Like most others, I started with trains in the '50s. Had a really cool Lionel setup running in the basement. Moved to HO in the early '60s because I could put more 'stuff' on the same sized layout. I still have everything packed away very neatly!
Like many of you other fellows, an electric train set was one of my gateway drugs to slot car racing. Back in 1961(?) a good buddy of mine received a Lionel HO train set with a steam engine and a helicopter launch car for Xmas.
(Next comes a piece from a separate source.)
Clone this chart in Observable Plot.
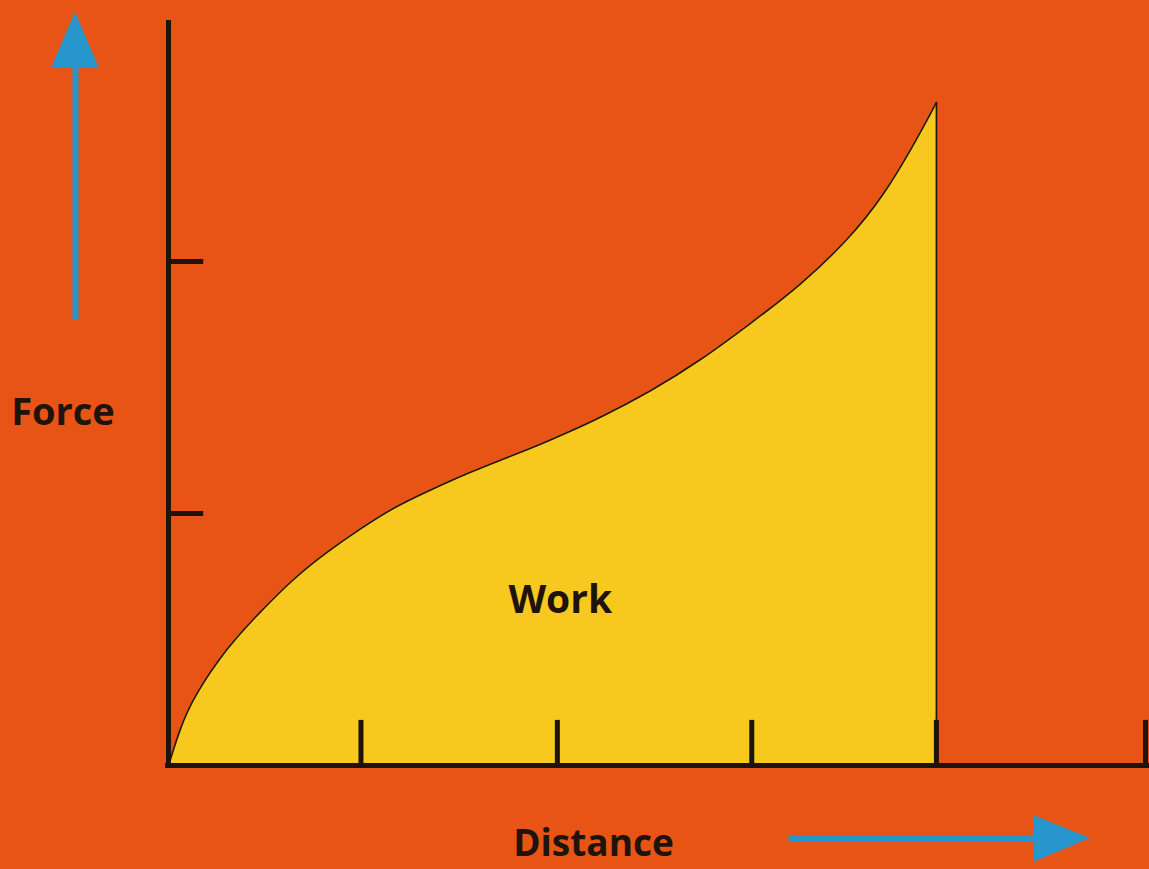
<!DOCTYPE html>
<html>
<head>
<meta charset="utf-8">
<script src="https://cdn.jsdelivr.net/npm/d3@7"></script>
<script src="https://cdn.jsdelivr.net/npm/@observablehq/plot@0.6"></script>
<style>
  html, body { margin: 0; padding: 0; background: #e85316; overflow: hidden; }
  #chart svg { display: block; }
</style>
</head>
<body>
<div id="chart"></div>
<script>
// Curve of force vs distance
const distance = [0, 0.12, 0.256, 0.604, 0.942, 1.279, 1.627, 1.965, 2.303, 2.651, 3.06, 3.398, 3.736, 4.084, 4.422, 4.933, 5.445, 5.957, 6.469, 6.981, 7.318, 7.595, 7.86];
const force    = [0, 0.150, 0.272, 0.472, 0.611, 0.742, 0.849, 0.940, 1.024, 1.088, 1.160, 1.212, 1.262, 1.321, 1.381, 1.484, 1.607, 1.754, 1.905, 2.095, 2.262, 2.440, 2.631];
const xTicks = [1.97, 3.98, 5.97, 7.86, 10];
const yTicks = [1, 2];
const labels = ["Force", "Distance", "Work"];

const curve = distance.map((d, i) => ({x: d, y: force[i]}));
const xEnd = distance[distance.length - 1];
const yEnd = force[force.length - 1];

const ORANGE = "#e85316";
const YELLOW = "#f7c81e";
const INK = "#1f140c";
const BLUE = "#2696cd";
const FONT = "'Open Sans', 'Noto Sans', sans-serif";

// arrow heads (decorative annotation, in chart units)
const upHead = [{y: 2.766, x1: -1.198, x2: -0.706}, {y: 2.988, x1: -0.952, x2: -0.952}];
const rightHead = [{x: 8.854, y1: -0.198, y2: -0.385}, {x: 9.437, y1: -0.29, y2: -0.29}];

const chart = Plot.plot({
  width: 1149,
  height: 869,
  marginLeft: 168,
  marginRight: 4,
  marginTop: 9,
  marginBottom: 104,
  x: {domain: [0, 10], axis: null},
  y: {domain: [0, 3], axis: null},
  style: {background: ORANGE, fontFamily: FONT},
  marks: [
    Plot.areaY(curve, {x: "x", y: "y", fill: YELLOW, curve: "basis"}),
    Plot.lineY(curve, {x: "x", y: "y", stroke: INK, strokeWidth: 1.6, curve: "basis"}),
    Plot.ruleX([xEnd], {y1: 0, y2: yEnd, stroke: INK, strokeWidth: 1.6}),
    // axes
    Plot.ruleY([0], {x1: -0.03, x2: 10.1, stroke: INK, strokeWidth: 5}),
    Plot.ruleX([0], {y1: -0.012, y2: 2.956, stroke: INK, strokeWidth: 5}),
    Plot.ruleX(xTicks, {y1: 0, y2: 0.179, stroke: INK, strokeWidth: 5}),
    Plot.ruleY(yTicks, {x1: 0, x2: 0.36, stroke: INK, strokeWidth: 5}),
    // labels
    Plot.text([labels[0]], {x: -1.08, y: 1.40, text: d => d, fontSize: 38, fontWeight: "bold", fill: INK, fontFamily: FONT}),
    Plot.text([labels[1]], {x: 4.35, y: -0.312, text: d => d, fontSize: 37, fontWeight: "bold", fill: INK, fontFamily: FONT}),
    Plot.text([labels[2]], {x: 4.01, y: 0.655, text: d => d, fontSize: 39, fontWeight: "bold", fill: INK, fontFamily: FONT}),
    // blue arrows
    Plot.ruleX([-0.952], {y1: 1.766, y2: 2.78, stroke: BLUE, strokeWidth: 6}),
    Plot.areaX(upHead, {y: "y", x1: "x1", x2: "x2", fill: BLUE}),
    Plot.ruleY([-0.29], {x1: 6.35, x2: 8.9, stroke: BLUE, strokeWidth: 6}),
    Plot.areaY(rightHead, {x: "x", y1: "y1", y2: "y2", fill: BLUE})
  ]
});
document.getElementById("chart").appendChild(chart);
</script>
</body>
</html>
I was so enthralled with his set that I tried saving up for a similar set myself with some of the fantastic operating cars but I didn't get very far since I was always collecting bubble gum baseball, hockey or whatever cards and my nickels and dimes were quickly spent. Here are some pictures:
Coincidentally my spouse as a little girl had a similar Lionel HO set with a steam engine employing smoke pellets, a bobbing head giraffe car and an operating log dump car.
I currently have a small collection of vintage Lionel HO cars from the late-1950's to the early-1960's including helicopter, missile and satellite launch cars and the bobbing head giraffe car.
My other gateway drug was styrene plastic model car kits by AMT and Revell. The first model kit I built was one I received in 1961 or 1962 at the John Labatt Limited employees' kids Xmas party at the old London Arena (whose main use by then was for roller skating, roller derbies and NWA wrestling):
I mean model cars that you built and then could actually race?! Wow!
Posted 23 March 2022 - 02:43 AM
Good story, thanks for sharing!
I guess my history was similar: a short adventure with trains, a couple glued up model cars and planes and then, boom: cars you could race!
Don
Posted 02 April 2023 - 09:01 PM
Interesting graphic! Where did you find it?